At the beginning of this year, Wallpaper magazine named Copenhagen the best city in the world. It’s also been referred to as a Design Capital and rightly so. After a recent visit to the Danish city to see the brand new Hay Vintage shop in its new permanent home, we thought we’d make a list of reasons – ok, mainly this is shops – that have led us to think so. A travel guide for the design obsessed if you will. Let’s begin in the place that enticed us there in the first place….
Hay Vintage, Pilestræde
Image from Hay
After successful pop-up shops in Broad Street, Hay Vintage has made a permanent home inside the Hay store on Pilestræde. As Emily’s House regulars will know, the Vintage arm of Hay offers a great collection of Moroccan and Turkish carpets, including Beni Ouarains, Azilals, Boucherouites, Caputs and Kilims – each piece a unique, handmade creation. Anne Langkilde, who runs Hay Vintage regularly travels with us to Morocco and Turkey where she “selects the blankets that we think fit well with the Hay collection. Carpets are an important part when it comes to creating a home. They tie a room together and give it character, but most importantly, make it cosy and nice.” It’s definitely the right time of year to be thinking about cosy and nice….
Pilestræde 29, 1112 København K
&Tradition Showroom, Paper Island
Images from &Tradition
Furniture brand &Tradition opened its unusual waterfront showroom on Copenhagen’s Paper island in 2014 – it was designed by tastemakers Norm Architects. A design showroom with a twist, it’s housed inside a 1000 square metre warehouse which is sectioned off with 12 boxy white cubes, each one with subtle architectural differences and each containing a different room setting – kitchen, living room, dining etc – to showcase the &Tradition collection. This comprises furniture and lighting from the 1930s to the present day and includes creations by internationally renowned designers. Partly inspired by the New York design spaces of Donald Judd as well as the Gagosian / Richard Serra installation, it’s minimal, individualistic and not to be missed if you are in CPH.
Papirøen, Trangravsvej 24, 1436 København
The Apartment, Christianshavn
Image from The Apartment
Beware if you’re planning a trip to The Apartment as it’s only open on tuesdays and thursday, 11-4pm and it’s REALLY worth any effort required to make this window. Its founders Tina Seidenfaden Busck and Pernille Hornhaver, describe it as “a liaison of 20th century furniture, contemporary art and design, showcased in the elegant setting of a beautifully restored 18th century apartment in a charming district of old Copenhagen.” Which just about paints the full picture, but the place needs to be seen to be believed.
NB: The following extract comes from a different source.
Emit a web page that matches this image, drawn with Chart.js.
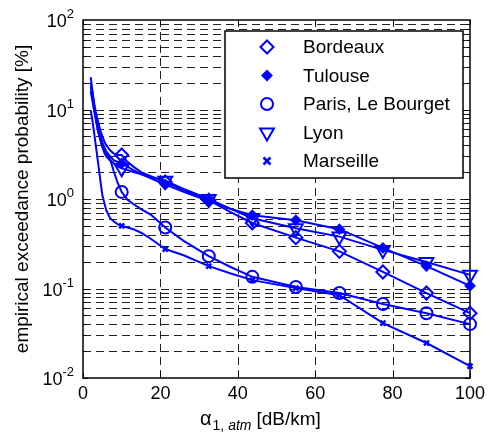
<!DOCTYPE html>
<html>
<head>
<meta charset="utf-8">
<script src="https://cdn.jsdelivr.net/npm/chart.js@4.4.0/dist/chart.umd.min.js"></script>
<style>
  html, body { margin: 0; padding: 0; background: #fff; }
</style>
</head>
<body>
<canvas id="plot" width="490" height="436"></canvas>
<script>
// alpha_1,atm values [dB/km] where the curves are sampled
const alphaX = [2, 2.5, 3, 3.5, 4, 4.5, 5, 5.5, 6, 7, 8, 9, 10, 11.5, 13, 15, 17.5,
                21.25, 26, 32.5, 38, 43.75, 55, 66.25, 77.5, 88.75, 100];
// x positions where a marker is shown
const markerX = [10, 21.25, 32.5, 43.75, 55, 66.25, 77.5, 88.75, 100];

// exceedance probability [%]
const bordeaux = [20, 15, 11, 8.5, 7, 5.8, 5.0, 4.4, 4.0, 3.5, 3.2, 3.1, 3.1, 2.6, 2.3, 2.0, 1.8,
                  1.55, 1.25, 0.97, 0.72, 0.54, 0.37, 0.26, 0.153, 0.089, 0.053];
const tulouse  = [18, 13, 9.5, 7.5, 6, 5, 4.3, 3.8, 3.4, 3.0, 2.7, 2.6, 2.5, 2.3, 2.1, 1.9, 1.7,
                  1.45, 1.2, 0.95, 0.78, 0.66, 0.58, 0.46, 0.284, 0.178, 0.107];
const paris    = [16, 12, 9, 7, 5.5, 4.6, 4.0, 3.6, 3.3, 2.8, 2.0, 1.5, 1.2, 0.98, 0.88, 0.77, 0.67,
                  0.48, 0.34, 0.23, 0.175, 0.135, 0.104, 0.089, 0.067, 0.053, 0.040];
const lyon     = [23, 15, 10, 7, 5.5, 4.5, 3.8, 3.3, 3.0, 2.7, 2.5, 2.3, 2.2, 2.1, 2.0, 1.9, 1.75,
                  1.6, 1.3, 1.0, 0.78, 0.61, 0.47, 0.38, 0.27, 0.198, 0.142];
const marseille = [9.8, 7.2, 5.0, 3.43, 2.34, 1.59, 1.11, 0.91, 0.75, 0.61, 0.56, 0.52, 0.50, 0.48, 0.46, 0.42, 0.36,
                   0.276, 0.235, 0.178, 0.148, 0.124, 0.101, 0.084, 0.041, 0.0246, 0.0136];

const cities = ["Bordeaux", "Tulouse", "Paris, Le Bourget", "Lyon", "Marseille"];
const xTicks = [0, 20, 40, 60, 80, 100];
const yTickExp = [-2, -1, 0, 1, 2];

const BLUE = "#0000ff";
const FONT = "'Liberation Sans', Arial, sans-serif";

// marker look per series (MATLAB style)
const markers = [
  { pointStyle: "rectRot", radius: 6.5, filled: false },
  { pointStyle: "rectRot", radius: 4.5, filled: true },
  { pointStyle: "circle", radius: 6, filled: false },
  { pointStyle: "triangle", radius: 8, rotation: 180, filled: false },
  { pointStyle: "crossRot", radius: 3.5, filled: false },
];
const seriesValues = [bordeaux, tulouse, paris, lyon, marseille];

const datasets = cities.map((name, i) => {
  const m = markers[i];
  return {
    label: name,
    data: alphaX.map((x, j) => ({ x: x, y: seriesValues[i][j] })),
    borderColor: BLUE,
    borderWidth: 2,
    tension: 0,
    clip: false,
    pointStyle: m.pointStyle,
    pointRotation: m.rotation || 0,
    pointRadius: alphaX.map(x => markerX.includes(x) ? m.radius : 0),
    pointBorderWidth: m.pointStyle === "crossRot" ? 2.5 : 2,
    pointBorderColor: BLUE,
    pointBackgroundColor: m.filled ? BLUE : "rgba(0,0,0,0)",
  };
});

function drawMarker(ctx, m, x, y) {
  ctx.save();
  ctx.strokeStyle = BLUE;
  ctx.fillStyle = BLUE;
  ctx.lineWidth = m.pointStyle === "crossRot" ? 2.5 : 2;
  ctx.setLineDash([]);
  const r = m.radius;
  ctx.beginPath();
  if (m.pointStyle === "rectRot") {
    ctx.moveTo(x, y - r); ctx.lineTo(x + r, y); ctx.lineTo(x, y + r); ctx.lineTo(x - r, y); ctx.closePath();
  } else if (m.pointStyle === "circle") {
    ctx.arc(x, y, r, 0, Math.PI * 2);
  } else if (m.pointStyle === "triangle") {
    const h = r * Math.sqrt(3) / 2;
    ctx.moveTo(x, y + r); ctx.lineTo(x + h, y - r / 2); ctx.lineTo(x - h, y - r / 2); ctx.closePath();
  } else {
    ctx.moveTo(x - r, y - r); ctx.lineTo(x + r, y + r);
    ctx.moveTo(x + r, y - r); ctx.lineTo(x - r, y + r);
  }
  if (m.filled) ctx.fill();
  ctx.stroke();
  ctx.restore();
}

const matlabAxes = {
  id: "matlabAxes",
  beforeDatasetsDraw(chart) {
    const { ctx, chartArea: a, scales: { x, y } } = chart;
    ctx.save();
    // dashed grid
    ctx.strokeStyle = "#222";
    ctx.lineWidth = 1;
    ctx.setLineDash([8, 5]);
    for (let k = -2; k <= 1; k++) {
      for (let m = 1; m <= 9; m++) {
        if (k === -2 && m === 1) continue;
        const py = Math.round(y.getPixelForValue(m * Math.pow(10, k))) + 0.5;
        ctx.beginPath(); ctx.moveTo(a.left, py); ctx.lineTo(a.right, py); ctx.stroke();
      }
    }
    xTicks.slice(1, -1).forEach(v => {
      const px = Math.round(x.getPixelForValue(v)) + 0.5;
      ctx.beginPath(); ctx.moveTo(px, a.bottom); ctx.lineTo(px, a.top); ctx.stroke();
    });
    ctx.setLineDash([]);
    // tick marks inside the box
    ctx.strokeStyle = "#000";
    xTicks.forEach(v => {
      const px = Math.round(x.getPixelForValue(v)) + 0.5;
      ctx.beginPath();
      ctx.moveTo(px, a.bottom); ctx.lineTo(px, a.bottom - 5);
      ctx.moveTo(px, a.top); ctx.lineTo(px, a.top + 5);
      ctx.stroke();
    });
    for (let k = -2; k <= 1; k++) {
      for (let m = 1; m <= 9; m++) {
        const py = Math.round(y.getPixelForValue(m * Math.pow(10, k))) + 0.5;
        const len = m === 1 ? 5 : 3;
        ctx.beginPath();
        ctx.moveTo(a.left, py); ctx.lineTo(a.left + len, py);
        ctx.moveTo(a.right, py); ctx.lineTo(a.right - len, py);
        ctx.stroke();
      }
    }
    // box
    ctx.lineWidth = 1.5;
    ctx.strokeRect(a.left, a.top, a.right - a.left, a.bottom - a.top);

    // tick labels
    ctx.fillStyle = "#000";
    ctx.font = "18px " + FONT;
    ctx.textAlign = "center";
    ctx.textBaseline = "middle";
    xTicks.forEach(v => ctx.fillText(String(v), x.getPixelForValue(v), a.bottom + 16));

    yTickExp.forEach(e => {
      const py = y.getPixelForValue(Math.pow(10, e));
      ctx.font = "13px " + FONT;
      const sup = String(e);
      const sw = ctx.measureText(sup).width;
      const right = a.left - 9;
      ctx.textAlign = "left";
      ctx.textBaseline = "alphabetic";
      ctx.fillText(sup, right - sw, py - 2);
      ctx.font = "18px " + FONT;
      ctx.textAlign = "right";
      ctx.fillText("10", right - sw, py + 7);
    });

    // axis titles
    ctx.textAlign = "center";
    ctx.textBaseline = "middle";
    ctx.font = "19px " + FONT;
    ctx.save();
    ctx.translate(23, (a.top + a.bottom) / 2);
    ctx.rotate(-Math.PI / 2);
    ctx.fillText("empirical exceedance probability [%]", 0, 0);
    ctx.restore();

    ctx.textAlign = "left";
    ctx.textBaseline = "alphabetic";
    let cx = 200;
    const base = 425;
    ctx.font = "20px " + FONT;
    ctx.fillText("\u03b1", cx, base); cx += ctx.measureText("\u03b1").width + 1;
    ctx.font = "14px " + FONT;
    ctx.fillText("1, ", cx, base + 5); cx += ctx.measureText("1, ").width;
    ctx.font = "italic 14px " + FONT;
    ctx.fillText("atm", cx, base + 5); cx += ctx.measureText("atm").width + 5;
    ctx.font = "19px " + FONT;
    ctx.fillText("[dB/km]", cx, base);
    ctx.restore();
  },
  afterDatasetsDraw(chart) {
    const ctx = chart.ctx;
    ctx.save();
    // legend box
    const lx = 225, ly = 31, lw = 238, lh = 147;
    ctx.fillStyle = "#fff";
    ctx.fillRect(lx, ly, lw, lh);
    ctx.strokeStyle = "#000";
    ctx.lineWidth = 1.5;
    ctx.strokeRect(lx, ly, lw, lh);
    ctx.font = "19px " + FONT;
    ctx.fillStyle = "#000";
    ctx.textBaseline = "middle";
    ctx.textAlign = "left";
    cities.forEach((name, i) => {
      const ey = 47 + i * 28.5;
      drawMarker(ctx, markers[i], 267, ey);
      ctx.fillStyle = "#000";
      ctx.fillText(name, 303, ey + 1);
    });
    ctx.restore();
  }
};

new Chart(document.getElementById("plot"), {
  type: "line",
  data: { datasets: datasets },
  options: {
    responsive: false,
    animation: false,
    devicePixelRatio: 1,
    layout: { padding: { left: 83, right: 20, top: 20, bottom: 58 } },
    plugins: { legend: { display: false }, tooltip: { enabled: false } },
    scales: {
      x: { type: "linear", min: 0, max: 100, display: false },
      y: { type: "logarithmic", min: 0.01, max: 100, display: false },
    },
  },
  plugins: [matlabAxes],
});
</script>
</body>
</html>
It’s a delicately balanced mash up of notable antiques, unique and precious vintage textiles and one-off editions from contemporary designers such as Michael Anastassiades, Muller Van Severen, Ilse Crawford and McCollin Bryan. The rooms and furniture change periodically, though they tend always to be painted with the most recent gorgeous Farrow & Ball colour you’re hankering after (soft pink and various teals and blues dominate at the moment).
The Apartment, Overgaden neden Vandet 33, 1st floor, 1414 Copenhagen K
Fritzhansen Flagship, Valkendorfsgade
Image from Fritz Hansen
Only last month, Fritz Hansen opened its Flagship store in the centre of Copenhagen taking over a former mansion / post office building. Inside, its beautifully proportioned rooms are styled to perfection with the brand’s iconic furniture – Arne Jacobsen Egg, Swan and Series 7 chairs, classics from Poul Kjærholm – and newer works from Spanish designer Jaime Hayón, Danish architect Cecilie Manz and cabinetmaker Kasper Salto. We love the simplicity of the palette in the room above – white walls mixed with natural materials and a few details in black or pink.
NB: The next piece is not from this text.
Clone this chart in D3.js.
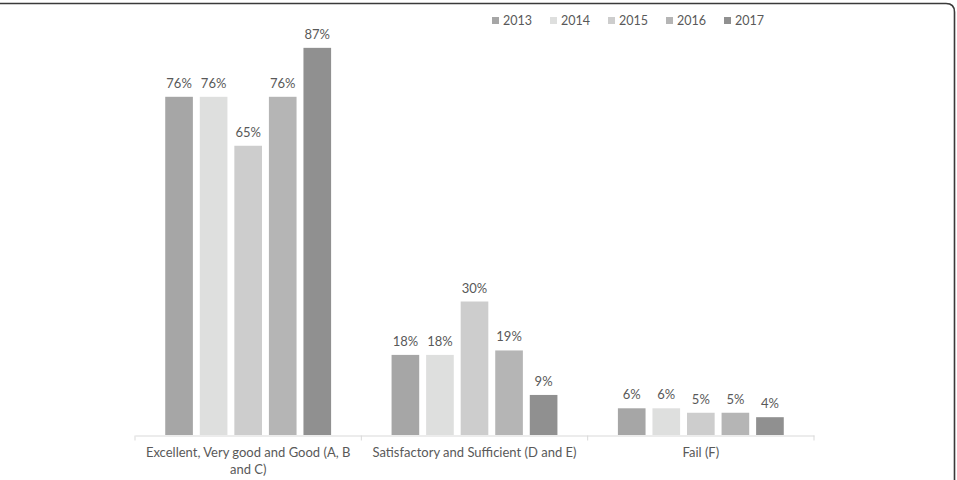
<!DOCTYPE html>
<html lang="en">
<head>
    <meta charset="UTF-8">
    <script src="https://cdnjs.cloudflare.com/ajax/libs/d3/7.8.5/d3.min.js"></script>
    <style>
        body { margin: 0; background: #fff; }
        svg text { font-family: Lato, "Open Sans", sans-serif; fill: #595959; }
    </style>
</head>
<body>
    <svg id="chart" width="957" height="480"></svg>
    <script>
        let categories = ["Excellent, Very good and Good (A, B and C)", "Satisfactory and Sufficient (D and E)", "Fail (F)"];
        let years = ["2013", "2014", "2015", "2016", "2017"];
        let values2013 = [76, 18, 6];
        let values2014 = [76, 18, 6];
        let values2015 = [65, 30, 5];
        let values2016 = [76, 19, 5];
        let values2017 = [87, 9, 4];
        let colors = ["#a6a6a6", "#dedfde", "#cdcdcd", "#b5b5b5", "#909090"];

        let series = [values2013, values2014, values2015, values2016, values2017];
        let rows = categories.map((c, i) => ({
            cat: c,
            vals: years.map((y, j) => ({year: y, value: series[j][i], color: colors[j]}))
        }));

        let svg = d3.select("#chart");

        // outer frame: top and right edge with rounded corner
        svg.append("path")
            .attr("d", "M0,3.5 H946 Q954.5,3.5 954.5,12 V480")
            .attr("fill", "none")
            .attr("stroke", "#3a3a3a")
            .attr("stroke-width", 1.6);

        let x0 = d3.scaleBand().domain(categories).range([135, 814]);
        let x1 = d3.scaleBand().domain(years).range([0, x0.bandwidth()]).paddingInner(0.2).paddingOuter(0.875);
        let y = d3.scaleLinear().domain([0, 100]).range([435, 435 - 445]);

        let groups = svg.append("g").selectAll("g")
            .data(rows)
            .enter()
            .append("g")
            .attr("transform", d => "translate(" + x0(d.cat) + ",0)");

        groups.selectAll("rect")
            .data(d => d.vals)
            .enter()
            .append("rect")
            .attr("x", d => x1(d.year))
            .attr("y", d => y(d.value))
            .attr("width", x1.bandwidth())
            .attr("height", d => y(0) - y(d.value))
            .attr("fill", d => d.color);

        groups.selectAll("text.lbl")
            .data(d => d.vals)
            .enter()
            .append("text")
            .attr("class", "lbl")
            .attr("x", d => x1(d.year) + x1.bandwidth() / 2)
            .attr("y", d => y(d.value) - 9)
            .attr("text-anchor", "middle")
            .style("font-size", "13px")
            .text(d => d.value + "%");

        // category axis
        let xAxis = d3.axisBottom(x0).tickSize(0).tickPadding(12);
        let axisG = svg.append("g")
            .attr("transform", "translate(0,435.5)")
            .call(xAxis);
        axisG.select(".domain").attr("stroke", "#d9d9d9");
        axisG.selectAll(".tick text")
            .style("font-size", "13px")
            .attr("fill", "#595959")
            .call(wrap, 215);
        // divider ticks between groups
        axisG.selectAll("line.div")
            .data([135, 135 + x0.step(), 135 + 2 * x0.step(), 814])
            .enter()
            .append("line")
            .attr("class", "div")
            .attr("x1", d => d).attr("x2", d => d)
            .attr("y1", 0).attr("y2", 5)
            .attr("stroke", "#d9d9d9");

        function wrap(textSel, width) {
            textSel.each(function() {
                let text = d3.select(this);
                let words = text.text().split(/\s+/);
                let line = [];
                let lineNo = 0;
                let yy = text.attr("y");
                let dy = parseFloat(text.attr("dy"));
                text.text(null);
                let tspan = text.append("tspan").attr("x", 0).attr("y", yy).attr("dy", dy + "em");
                words.forEach(w => {
                    line.push(w);
                    tspan.text(line.join(" "));
                    if (tspan.node().getComputedTextLength() > width && line.length > 1) {
                        line.pop();
                        tspan.text(line.join(" "));
                        line = [w];
                        lineNo++;
                        tspan = text.append("tspan").attr("x", 0).attr("y", yy)
                            .attr("dy", (lineNo * 1.3 + dy) + "em").text(w);
                    }
                });
            });
        }

        // legend
        let legend = svg.append("g").selectAll("g")
            .data(years)
            .enter()
            .append("g")
            .attr("transform", (d, i) => "translate(" + (492 + i * 58) + ",17)");
        legend.append("rect")
            .attr("width", 7).attr("height", 7)
            .attr("fill", (d, i) => colors[i]);
        legend.append("text")
            .attr("x", 11).attr("y", 8)
            .style("font-size", "12.5px")
            .text(d => d);
    </script>
</body>
</html>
Republic of Fritz Hansen Store Valkendorfsgade 4, 1151 Copenhagen K
Paper lamps designed in the 1970s by Danish brand Le Klint, inspired by Japanese origami
The exhibition Learning From Japan was on when we visited the Designmuseum and it’s open until September 2017 so you have plenty of time to catch it. Putting a spotlight on Japan’s influence on Danish design in the 20th Century, the curator – art historian Mirjam Gelfer-Jørgensen – brings together the best of design, crafts and graphic art from both countries to highlight the parallels that exist between their cultures. Japanese design was particularly influencial in shaping the Danish tradition of taking cues from nature to inform design work.
Find ornamental Japanese swords, paintings, ceramics and pottery showcased alongside eponymous 20th Century Danish products that are still in huge demand today – such as the Origami-inspired lights from Le Klint above. An aesthetically pleasing education that will probably make you want to seek out Japan next.